Advertisement
Sligo Rovers captain Danny Ventre. ©INPHO/Morgan Treacy
Airtricity League

Ventre keeping his head as title draws close

“Every year there’s been a progression and for it to keep on going, the next progression is to win the league,” Sligo Rovers captain Danny Ventre says.

WHEN DANNY VENTRE gauges the mood ahead of Sligo Rovers’ most important games for 35 years, it’s easy to pick out the men who have been there and done it before.

There’s Jason McGuinness, twice a league winner with Bohemians. Joseph Ndo won two with Shelbourne before hooking up with McGuinness in Phibsboro in 2009. And then there’s Ventre himself, a winner of the Conference in his Accrington Stanley days.

The rest of the squad list reads like a who’s who of some of the best players never to win a League of Ireland — Gary Rogers, Alan Keane, Raf Cretaro, Mark Quigley and Danny North to name but a few — and some of the game’s brightest young prospects.

With four games to play, starting with tonight’s trip to face Cork City in Turner’s Cross, Sligo need five points to secure the club’s first league title since 1977. The players aren’t getting ahead of themselves but they know that their collective dream, their town’s dream, is on the brink of becoming a reality.

The excitement and anticipation is building, and as it does, the job of managing the hype partly falls upon Ventre as club captain. In the dressing room’s other experienced heads, he has willing helpers.

“It’s positive because we’re all striving towards the same thing,” Ventre tells TheScore.ie.

We know how to win a title. The lads who haven’t, we keep their heads right.
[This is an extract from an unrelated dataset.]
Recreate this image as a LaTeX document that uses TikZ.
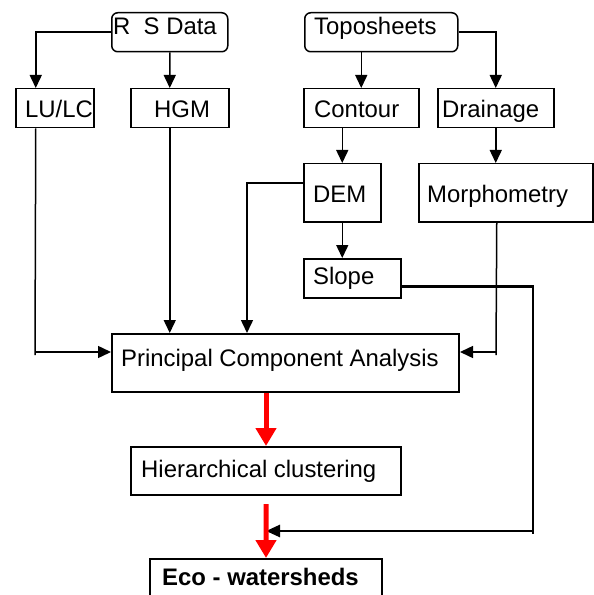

We won’t let them get too excited or carried away.

It’s part of a dynamic in which everybody has pulled together to get this far and understands that they need to keep pulling if they are to get over the finish line.

“I’ve got lads older than me and more experienced than me, I look to them for guidance sometimes,” he continues.

“I’ll give lads my opinion on what will make us better and stronger, things like that, but I’m just keeping my head and the lads are keeping their heads.

All we can do is play well together and we’ll win the league.

It’s five seasons now since Ventre left England and followed Accrington Stanley team-mate Paul Cook out to the Showgrounds. Plenty of faces have come and gone in that time, including Cook himself who left to return to Stanley as manager on the eve of this season, leaving Sligo to scramble for a new man who could take last year’s league runners-up to the next level.

But for Ventre and those who have been there for the long haul, the progress made under Cook was plain to see. Under his successor Ian Baraclough, they are now riding that momentum through to the ultimate prize.

“Every year we’ve gone on and got better. I’ve been here five years now and we just about stayed up in my first year. The year after, we finished sixth but we played in Europe due to a few clubs defaulting. The year after, we won the league cup and the FAI Cup. Last year we won the cup and we were second in the league.

“Every year there’s been a progression and for it to keep on going, the next progression is to win the league. We’re on the right track at the minute.

“That’s great for the lads who’ve been here all the way through that process like myself, Gavin Peers, Richard Brush. The lads who’ve come in — Jason McGuinness, Joey Ndo, Gary Rogers, Quiggs — they’ve all been playing in teams who’ve always been challenging so that helps us all as players.

The natural progression is for us to win the league now.

Baraclough’s ability to sustain and build upon the high-flying promise of the Cook years in his first season has taken plenty by surprise. Ventre points out that the manager had a great platform on which to build, but has also brought his own extra jolt to tactics and training.

Put the two together and you have a title-ready team.

“It goes back to us all being together for the last three or four years. Nothing against Ian but I think any manager could’ve come in and we’d just naturally have took it on as well.

“But with Ian, he’s put his own little stamp on thing with the coaching. He’s improved us training-wise, he’s looked after us off the pitch. He knows his football.

That all beds in together and it’s got us to where we are at the moment.